The thesis traces the modelling developments of the term structure of interest rates from the beginnings in the early seventies of the last century up to the multifactorial cross-currency stochastic volatility Libor Market Models in modern times. We follow the general classification in traditional approaches, which emphasise the equilibrium model by Vasicek and the no arbitrage model by Hull/White (HW) as crucial cornerstones of interest rate modelling, and in modern market approaches, of which the most prominent examples include the Heath/Jarrow/Morton (HJM) framework and the Libor Market Model (LMM). In spite of deriving a general partial differential equation (PDE) for arbitrary payoffs, the thesis casts the traditional models in the mould of the martingale pricing theory and steers clear from the application of PDE techniques. Furthermore, an option pricing model based on a functional dependence of the volatility structure on the interest rate is developed. The equivalence between the HJM family and the HW is shown for a specific volatility function and it is argued that the modern approach defines no universal, self-contained modelling technique. The modern approach rather provides a more flexible vocabulary to describe the characteristics of an already existing traditional model. The second part of the thesis implements the LMM based on a deterministic volatility function and stages a full-blown calibration procedure under the aspect of perfect reproduction of the market observable Black volatilities and the implications for the neighbouring swaption markets.
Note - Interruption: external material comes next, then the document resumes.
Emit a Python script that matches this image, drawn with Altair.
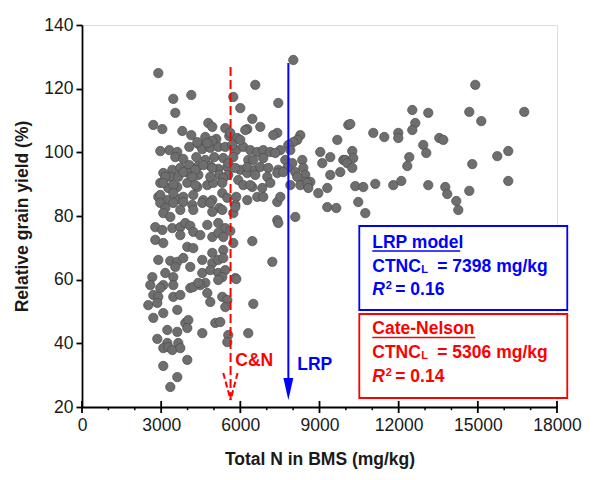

The results from the attempt at a simultaneous calibration to both caplets and swaptions at the same time indicate the possible lack of congruence between both markets. The concluding chapter of the thesis is concerned with stochastic volatility models. It proposes a cross-currency LMM based on a separate variance process for the exchange rate. The model is capable of controlling the skew (vanna risk) and the smile (volga risk) of the implied volatilty surface. In addition, suggestions are made how to extend the model in order to incorporate as much market information as possible.